I want. Somewhere in the space between my ordinary Christian self and my longing to change I find that I am yearning for something more; something real and tangible. I want something that surpasses the demands of the Christianity I was spoon-fed as a child and that carries me to the feet of my Creator. An ambition such as this is certainly considered a noble dream; but I want more than a dream or another aspiration that one merely talks about but never gets around to acting on. This thing I so desperately desire is revolutionary.

It is revolutionary in the fact that it beckons us to change. Despite our carnal nature to please ourselves, this revolutionary life is lived to please Another. As we begin the revolutionary journey we can hear the cadence of His calling inviting us to be His beloved, and a romance with Him awakens us to a life of compassion. Oh if we would only learn to love the unlovable through the Creator’s eyes surely that would start a revolution. And in that kind of revolutionary life of compassion might we humble ourselves to find authenticity; an authenticity that leads us to genuinely know God and be known by Him.

So if I must change to get this thing that I so earnestly want, why is it that so often I find myself battling, flanked by my desires and my actions? I become enthralled by my passion for something more yet my lack of action pushes me into a corner. I have become obsessed in the wanting yet in my pursuit I am left feeling dissatisfied. Paul wrote in Romans chapter seven “what I don't understand about myself is that I decide one way, but then I act another...” This dual life that Paul describes captures a reality that echoes in so many of us; the struggle toward our highest potential and the slipping into just doing. This struggle allows us to walk and obey God by faith; or it pushes us to walk in a way in which we hate, that doesn’t please God and makes a mockery out of potential.

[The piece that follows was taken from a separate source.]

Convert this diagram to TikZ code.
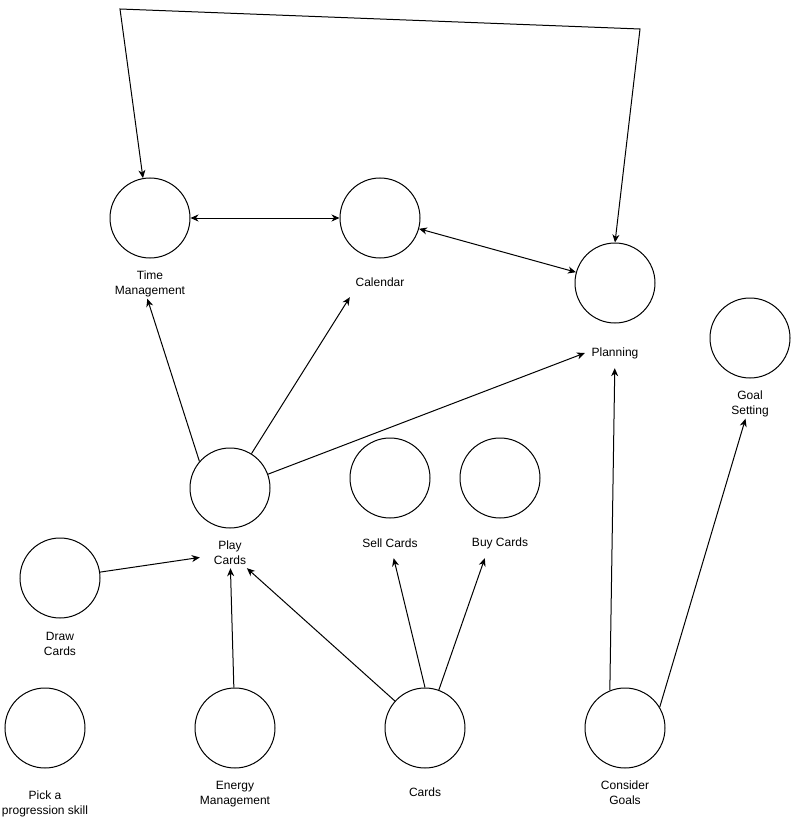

So in this place between my desire for a revolution and my struggle against my actions I will press on. I will trust that my craving for more was not created simply for the purpose of feeling hunger pangs, but that I was destined to feel this way so that I may know the joy of being filled with what is good. And I will find hope in the fact that the Spirit of God is arousing us from within, and that these hunger pangs that we feel are but a foretaste of the glorious plan God has in store.